Your task is to quote the listing below exactly, beginning with its first line and ending on the line bearing "plt.rcParams['font.size'] = 8.4".

Source excerpt:
┄┄┄┄┄┄┄┄┄┄
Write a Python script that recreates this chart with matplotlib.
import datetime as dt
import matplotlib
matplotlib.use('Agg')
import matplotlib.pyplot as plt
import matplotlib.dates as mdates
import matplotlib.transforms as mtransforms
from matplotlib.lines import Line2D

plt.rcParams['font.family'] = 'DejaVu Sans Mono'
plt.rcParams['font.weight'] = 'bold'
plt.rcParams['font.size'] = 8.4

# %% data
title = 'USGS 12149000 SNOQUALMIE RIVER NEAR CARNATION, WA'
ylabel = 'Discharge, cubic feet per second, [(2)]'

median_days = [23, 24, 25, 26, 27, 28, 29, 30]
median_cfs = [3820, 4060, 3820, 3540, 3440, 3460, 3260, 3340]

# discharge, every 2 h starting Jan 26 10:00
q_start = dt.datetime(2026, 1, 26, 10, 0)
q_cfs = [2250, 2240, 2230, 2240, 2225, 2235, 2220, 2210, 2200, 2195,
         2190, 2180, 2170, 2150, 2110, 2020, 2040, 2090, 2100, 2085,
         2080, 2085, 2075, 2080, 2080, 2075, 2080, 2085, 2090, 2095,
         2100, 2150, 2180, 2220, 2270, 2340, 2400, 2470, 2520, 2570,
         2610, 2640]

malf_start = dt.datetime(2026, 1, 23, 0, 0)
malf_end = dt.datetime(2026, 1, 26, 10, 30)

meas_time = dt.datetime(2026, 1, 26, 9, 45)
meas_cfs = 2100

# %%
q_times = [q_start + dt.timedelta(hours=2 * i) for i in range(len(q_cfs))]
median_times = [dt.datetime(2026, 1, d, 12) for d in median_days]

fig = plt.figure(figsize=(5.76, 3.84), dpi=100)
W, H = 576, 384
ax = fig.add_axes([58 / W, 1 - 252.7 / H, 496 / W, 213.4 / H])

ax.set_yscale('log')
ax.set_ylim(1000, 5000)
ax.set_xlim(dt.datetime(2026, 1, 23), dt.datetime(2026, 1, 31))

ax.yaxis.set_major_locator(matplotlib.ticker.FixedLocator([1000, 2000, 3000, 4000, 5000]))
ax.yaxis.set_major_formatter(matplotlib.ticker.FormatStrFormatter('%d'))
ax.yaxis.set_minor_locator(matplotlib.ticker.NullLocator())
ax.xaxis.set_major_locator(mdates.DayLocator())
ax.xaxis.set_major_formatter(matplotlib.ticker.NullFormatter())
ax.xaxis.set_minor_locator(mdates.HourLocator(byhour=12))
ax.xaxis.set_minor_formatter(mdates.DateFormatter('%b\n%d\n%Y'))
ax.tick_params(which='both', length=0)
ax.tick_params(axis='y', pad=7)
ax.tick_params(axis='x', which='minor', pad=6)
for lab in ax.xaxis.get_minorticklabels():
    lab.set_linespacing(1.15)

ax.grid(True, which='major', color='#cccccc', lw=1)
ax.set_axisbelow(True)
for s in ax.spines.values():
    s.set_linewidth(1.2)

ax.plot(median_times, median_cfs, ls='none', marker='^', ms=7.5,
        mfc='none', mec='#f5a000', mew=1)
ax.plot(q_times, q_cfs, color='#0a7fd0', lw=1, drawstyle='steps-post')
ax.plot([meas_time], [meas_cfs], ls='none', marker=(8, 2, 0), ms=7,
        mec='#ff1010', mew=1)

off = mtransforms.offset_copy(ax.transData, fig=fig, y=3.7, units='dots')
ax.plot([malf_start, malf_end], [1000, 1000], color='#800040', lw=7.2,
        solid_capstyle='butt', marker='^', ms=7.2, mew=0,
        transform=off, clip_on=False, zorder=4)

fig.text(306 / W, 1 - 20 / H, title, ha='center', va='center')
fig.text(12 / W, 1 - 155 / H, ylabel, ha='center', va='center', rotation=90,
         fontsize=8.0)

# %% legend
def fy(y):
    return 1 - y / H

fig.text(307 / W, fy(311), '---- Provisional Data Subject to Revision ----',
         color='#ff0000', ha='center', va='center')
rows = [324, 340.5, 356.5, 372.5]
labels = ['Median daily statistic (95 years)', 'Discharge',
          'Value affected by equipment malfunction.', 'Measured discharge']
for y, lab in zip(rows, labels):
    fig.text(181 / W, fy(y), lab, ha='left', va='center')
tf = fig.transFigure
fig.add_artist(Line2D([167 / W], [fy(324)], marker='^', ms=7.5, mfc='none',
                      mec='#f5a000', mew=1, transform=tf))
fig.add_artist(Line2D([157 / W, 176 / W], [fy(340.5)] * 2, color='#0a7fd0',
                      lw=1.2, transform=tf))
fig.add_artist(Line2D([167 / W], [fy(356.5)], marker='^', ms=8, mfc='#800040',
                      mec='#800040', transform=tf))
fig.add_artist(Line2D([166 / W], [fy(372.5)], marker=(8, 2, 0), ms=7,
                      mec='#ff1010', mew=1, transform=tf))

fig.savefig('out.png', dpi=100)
┄┄┄┄┄┄┄┄┄┄
Correct response:
Write a Python script that recreates this chart with matplotlib.
import datetime as dt
import matplotlib
matplotlib.use('Agg')
import matplotlib.pyplot as plt
import matplotlib.dates as mdates
import matplotlib.transforms as mtransforms
from matplotlib.lines import Line2D

plt.rcParams['font.family'] = 'DejaVu Sans Mono'
plt.rcParams['font.weight'] = 'bold'
plt.rcParams['font.size'] = 8.4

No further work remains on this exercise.